Сам Проханов пришел в литературу не сразу. По специальности он – инженер. Окончил Московский авиационный институт. Прозу и стихи начал писать только на последнем курсе. Официально работал в НИИ, затем и вовсе покинул столицу и уехал в Карелию, чтобы нести бремя... лесника! Водил туристов в Хибины. Но именно здесь, в далеких лесах нашей Родины, он открыл для себя Платонова, Набокова, вдохнул аромат жизни и всерьез занялся литературой. Днем блуждал по лесам, а вечером писал.
– Я просто заснул, проспал ночь, а наутро проснулся писателем, – так отзывается Александр Андреевич о начале своей карьеры.
– А в чем, на Ваш взгляд, заключается писательское ремесло?
– Миссия литератора связана с тем, чтобы захватить в свои сети реальную Историю. Не зря говорят, жизнь – это черновик для романа. А писатель – это летописец. Его задача – уберечь моменты истории от забвения. Я пишу то, что вижу, и о том, что знаю. Реальность уникальна. Нужно просто суметь правильно заключить ее в метафору, сконцентрировать в роман. В жизни существует множество центров, и необходимо суметь их разглядеть и выстроить вокруг них основные события. Если писатель обладает цепким мышлением и умеет правильно определить основополагающие моменты – ему под силу создать отличный роман. В противном случае, если само его мышление распадается, его ждут неудачи.
– Что Вы думаете о сегодняшнем положении в культурной среде в целом?
– До 1991 года литература являлась частью идеологии, за ней был жесткий надзор. Неугодных политическому строю писателей подавляли, угодных – поощряли. Литература отражала основные тенденции в развитии культуры. А после 91-го государство отмахнулось от нее. Сейчас книги – дело коммерческое. И, увы, вынужден сказать: сегодня на идее много бабок не заработаешь.

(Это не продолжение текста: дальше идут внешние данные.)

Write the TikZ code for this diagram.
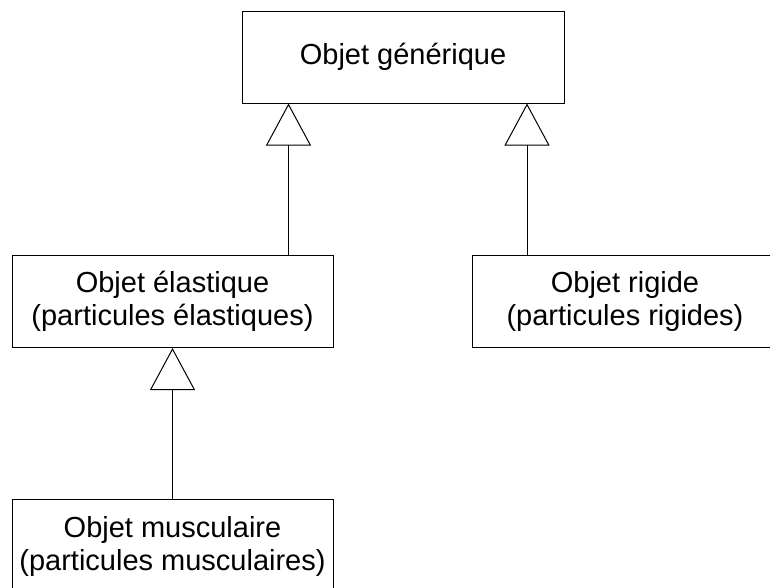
\documentclass[tikz,border=0pt]{standalone}
\usepackage{fontspec}
\setmainfont{Liberation Sans}
\usetikzlibrary{arrows.meta}

\begin{document}
\begin{tikzpicture}[x=1pt, y=-1pt,
    classe/.style={draw, line width=1pt, inner sep=0pt, minimum height=92pt,
      align=center, font=\fontsize{29}{33}\selectfont},
    herite/.style={line width=1pt, -{Triangle[open, length=42pt, width=45pt]}}]
\useasboundingbox (0,0) rectangle (770,587);
\clip (0,0) rectangle (770,587);

\node[classe, minimum width=322pt] (gen) at (403,57) {Objet générique};
\node[classe, minimum width=321pt] (ela) at (172.5,301.5) {Objet élastique\\(particules élastiques)};
\node[classe, minimum width=306pt] (rig) at (625,301.5) {Objet rigide\\(particules rigides)};
\node[classe, minimum width=321pt, minimum height=93pt] (mus) at (172.5,546) {Objet musculaire\\(particules musculaires)};

\draw[herite] ([xshift=-45pt]ela.north east) -- ([xshift=-45pt]ela.north east |- gen.south);
\draw[herite] ([xshift=55.5pt]rig.north west) -- ([xshift=55.5pt]rig.north west |- gen.south);
\draw[herite] (mus.north) -- (ela.south);
\end{tikzpicture}
\end{document}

– Вы говорите, что существовало две мощных ветви в русской литературе: деревенская и городская проза. Но на презентации книги «Несвятые святые» отца Тихона Вы сказали, что появилась и третья ветвь – монастырская проза. Как Вы считаете, это единичная вспышка, или монастырская проза будет развиваться?
– Это прозаическое произведение – не проповедь, не назидание, а в первую очередь – рассказ, написанный талантливым человеком. Отец Тихон описал жизнь, которая остается неведомой большому количеству людей – жизнь, заключенная в монастырских стенах. В мое время церковь была экзотикой, а сегодня она становится мощным элементом жизни. Описывать этот слой интересно, важно и полезно. Он наполнен не только светоносными людьми, там тоже творится Бог знает что! Ну, а монастыри для меня являются отчасти последним прибежищем русских и русскости, там русская идея прячется от поношения. С другой стороны – храмы для верующих, да и не только для верующих – это окна, прорубленные в мироздание.
– Вы сознательно шли на войну? Сознательно посвятили себя войне, описав события в горячих точках? И сейчас, глядя на события тех лет, можете ли сказать: война стоит того, чтобы посвящать ей жизнь?
– Если бы советские солдаты в сорок первом году думали: стоит ли идти на войну, стоит ли посвятить ей жизнь и, возможно, не вернуться? – не было бы сорок пятого года – это раз. А второе: война – это очень яркий процесс, в котором сталкиваются темпераменты, идеи, те же самые машины, что дает художнику возможность очень многое увидеть, разглядеть. Есть писатели, которым интересны дискотеки и ночные клубы, а мне, как Толстому или Верещагину, интересны батальные сцены.
– У каждого математика есть в жизни любимая задача, которую он сумел решить. Есть ли такая творческая задача у Вас? И какое Ваше любимое собственное произведение?
– Хм. Любимое произведение? Наверное, его нет. Вся эта огромная армада, которую я спустил на воду, движется единым порывом. Мое любимое произведение – то, которое никогда не напишу. А задача – найти смысл жизни. Я стремлюсь к тому, чтобы мои книги не были забавами, а несли глубокую наполненность. В каждой книге открыть крупицу неведомого, соприкоснуться с ней и познакомить с ней читателей. Если это получилось, я считаю свою миссию выполненной.